The Cheesecock, or Cheesecock Patent, was a vast tract of land that seven English colonists bought from Iroquois Indians in 1702.[1] It included the southern part of what became Orange County, New York State, that now covers the towns of Monroe and Tuxedo and extends over part of Rockland County, which was separated from Orange County in 1798.
A variant of the name is still applied to Cheesecote Mountain, Rockland County.[2] As derived from Unami/Delaware (Algonkian) language, its source was formerly reported as unclear,[3] but William Bright, in Native American Placenames of the United States, suggests, for the related name Cheesequake (some miles south in New Jersey) chiskhake, "land that has been cleared".[4]
The Patent was purchased from the Indians under terms of a land grant of Queen Anne, the warrant for its "drawing" signed in Common Council of the Colony of New York, 20 March 1707,[5] confirmed by letters patent in the name of Queen Anne dated 25 March 1707. The patentees applied to Charles Clinton to make a survey of the tract and to allot it among the owners.[6]

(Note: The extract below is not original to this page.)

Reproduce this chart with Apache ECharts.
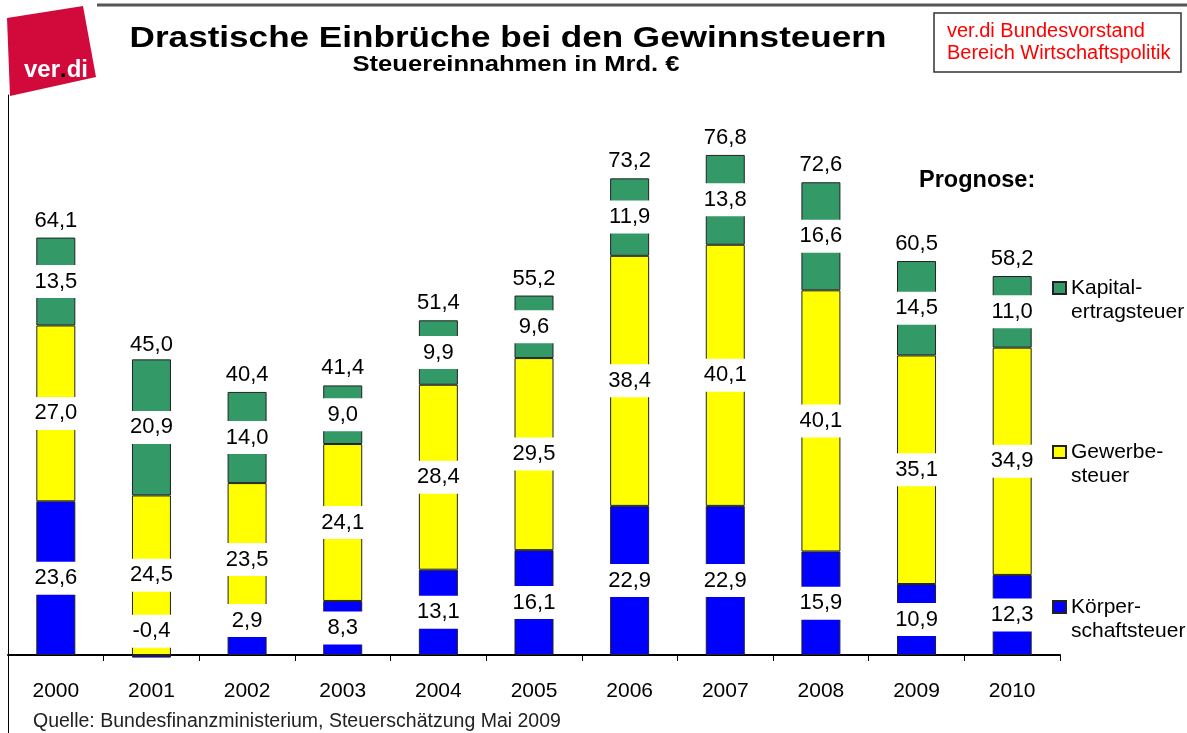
<!DOCTYPE html>
<html lang="de">
<head>
<meta charset="UTF-8">
<title>Gewinnsteuern</title>
<script src="https://cdn.jsdelivr.net/npm/echarts@6/dist/echarts.min.js"></script>
<style>html,body{margin:0;padding:0;background:#fff;}</style>
</head>
<body>
<div id="main" style="width:1187px;height:733px;"></div>
<script type="text/javascript">
// Daten (Mrd. Euro)
var jahre = ['2000', '2001', '2002', '2003', '2004', '2005', '2006', '2007', '2008', '2009', '2010'];
var koerperschaft = [23.6, -0.4, 2.9, 8.3, 13.1, 16.1, 22.9, 22.9, 15.9, 10.9, 12.3];
var gewerbe = [27.0, 24.5, 23.5, 24.1, 28.4, 29.5, 38.4, 40.1, 40.1, 35.1, 34.9];
var kapitalertrag = [13.5, 20.9, 14.0, 9.0, 9.9, 9.6, 11.9, 13.8, 16.6, 14.5, 11.0];
var summe = [64.1, 45.0, 40.4, 41.4, 51.4, 55.2, 73.2, 76.8, 72.6, 60.5, 58.2];

var font = '"Liberation Sans", Arial, sans-serif';
var myChart = echarts.init(document.getElementById('main'));

function komma(v) {
    return Number(v).toFixed(1).replace('.', ',');
}

// Beschriftung in den Segmenten, weisser Kasten
function segLabel() {
    return {
        show: true,
        position: 'inside',
        color: '#000',
        fontSize: 22,
        fontFamily: font,
        lineHeight: 26,
        width: 44,
        align: 'center',
        backgroundColor: '#fff',
        padding: [4, 1, 3, 1],
        formatter: function (p) { return komma(p.value); }
    };
}

// kleine Werte 2001/2002: Beschriftung etwas nach oben geschoben
var blauDaten = koerperschaft.map(function (v, i) {
    if (i === 1 || i === 2) {
        return { value: v, label: { offset: [0, -25] } };
    }
    return v;
});

// leere erste Zeile, damit das Symbol neben der ersten Textzeile steht
function legende(name, text, top) {
    return {
        data: [name],
        left: 1052,
        top: top,
        padding: 0,
        icon: 'rect',
        itemWidth: 13,
        itemHeight: 12,
        itemGap: 4,
        selectedMode: false,
        formatter: function () { return '\n' + text; },
        textStyle: {
            fontSize: 21,
            fontFamily: font,
            color: '#000',
            lineHeight: 24
        }
    };
}

var rahmen = { borderColor: '#222', borderWidth: 1 };

myChart.setOption({
    animation: false,
    legend: [
        legende('Kapitalertragsteuer', 'Kapital-\nertragsteuer', 252),
        legende('Gewerbesteuer', 'Gewerbe-\nsteuer', 416),
        legende('Körperschaftsteuer', 'Körper-\nschaftsteuer', 571)
    ],
    grid: { left: 8, right: 127, top: 95, bottom: 78 },
    xAxis: {
        type: 'category',
        data: jahre,
        axisLine: { lineStyle: { color: '#000', width: 2 } },
        axisTick: { show: true, length: 6, lineStyle: { color: '#000', width: 1 } },
        axisLabel: { fontSize: 21, fontFamily: font, color: '#000', margin: 26 }
    },
    yAxis: {
        type: 'value',
        min: 0,
        max: 86,
        axisLine: { show: true, lineStyle: { color: '#000', width: 1 } },
        axisTick: { show: false },
        axisLabel: { show: false },
        splitLine: { show: false }
    },
    graphic: [
        { type: 'line', shape: { x1: 97, y1: 5, x2: 1187, y2: 5 }, style: { stroke: '#555', lineWidth: 3 } },
        { type: 'line', shape: { x1: 8.5, y1: 655, x2: 8.5, y2: 733 }, style: { stroke: '#000', lineWidth: 1 } },
        { type: 'polygon', shape: { points: [[7, 18], [83, 6], [96, 77], [10, 96]] }, style: { fill: '#d20a3c' } },
        {
            type: 'text', x: 24, y: 70,
            style: {
                text: '{w|ver}{k|.}{w|di}',
                verticalAlign: 'middle',
                rich: {
                    w: { fill: '#fff', fontSize: 24, fontWeight: 'bold', fontFamily: font },
                    k: { fill: '#000', fontSize: 24, fontWeight: 'bold', fontFamily: font }
                }
            }
        },
        {
            type: 'text', x: 508, y: 39, scaleX: 1.17,
            style: {
                text: 'Drastische Einbrüche bei den Gewinnsteuern',
                fill: '#000', fontSize: 30, fontWeight: 'bold', fontFamily: font,
                align: 'center', verticalAlign: 'middle'
            }
        },
        {
            type: 'text', x: 516, y: 65, scaleX: 1.19,
            style: {
                text: 'Steuereinnahmen in Mrd. €',
                fill: '#000', fontSize: 21.5, fontWeight: 'bold', fontFamily: font,
                align: 'center', verticalAlign: 'middle'
            }
        },
        { type: 'rect', shape: { x: 934, y: 13, width: 247, height: 59 }, style: { fill: '#fff', stroke: '#333', lineWidth: 1.5 } },
        {
            type: 'text', x: 947, y: 20,
            style: { text: 'ver.di Bundesvorstand\nBereich Wirtschaftspolitik', fill: '#ff0000', fontSize: 20, lineHeight: 22, fontFamily: font }
        },
        {
            type: 'text', x: 919, y: 181,
            style: { text: 'Prognose:', fill: '#000', fontSize: 23.5, fontWeight: 'bold', fontFamily: font, verticalAlign: 'middle' }
        },
        {
            type: 'text', x: 33, y: 722,
            style: { text: 'Quelle: Bundesfinanzministerium, Steuerschätzung Mai 2009', fill: '#222', fontSize: 19.5, fontFamily: font, verticalAlign: 'middle' }
        }
    ],
    series: [{
        name: 'Körperschaftsteuer',
        type: 'bar',
        stack: 'steuern',
        barWidth: 39,
        barGap: '-100%',
        clip: false,
        itemStyle: Object.assign({ color: '#0000ff' }, rahmen),
        label: segLabel(),
        data: blauDaten
    }, {
        name: 'Gewerbesteuer',
        type: 'bar',
        stack: 'steuern',
        barWidth: 39,
        barGap: '-100%',
        itemStyle: Object.assign({ color: '#ffff00' }, rahmen),
        label: segLabel(),
        data: gewerbe
    }, {
        name: 'Kapitalertragsteuer',
        type: 'bar',
        stack: 'steuern',
        barWidth: 39,
        barGap: '-100%',
        itemStyle: Object.assign({ color: '#339966' }, rahmen),
        label: segLabel(),
        data: kapitalertrag
    }, {
        // Gesamtsumme ueber dem Stapel
        name: 'Summe',
        type: 'bar',
        barWidth: 39,
        barGap: '-100%',
        silent: true,
        z: 1,
        itemStyle: { color: 'rgba(0,0,0,0)' },
        label: {
            show: true,
            position: 'top',
            distance: 6,
            color: '#000',
            fontSize: 22,
            fontFamily: font,
            formatter: function (p) { return komma(p.value); }
        },
        data: summe
    }]
});
</script>
</body>
</html>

This survey was begun in 1735 and not finished until 1749. The lots were partitioned. 23 February 1737/38. The “marble covered field book” of the surveyor, Charles Clinton, contains a record of the partition of the lots of Cheesecocks among the owners in 1738, divided in sevenths: William Smith (2/7 interest); James Alexander (1/7 interest); Smith and Alexander (1/7 interest); Philip Livingston (1/7 interest); John Chambers (1/7 interest) and John McEvers and Catherine Symes (1/7 interest).
The lots were surveyed into lots approximately 150acres each, and a description of the quality of the land and the availability of water was included in the description of each lot.[7] The town of Monroe, New York, was laid out in 1799, as Cheesecocks.
Clinton's survey laid out allotments four and a quarter miles southward of the line. "Clinton's Old Line", as it came to be called, occasioned disputes between New York, to the northeast, and New Jersey to the southwest, though Clinton's line was never intended as a division line.[8] The division of the original tract among patentees is conserved in the New York State Library, among the Sterling Iron and Railway Company records.[9]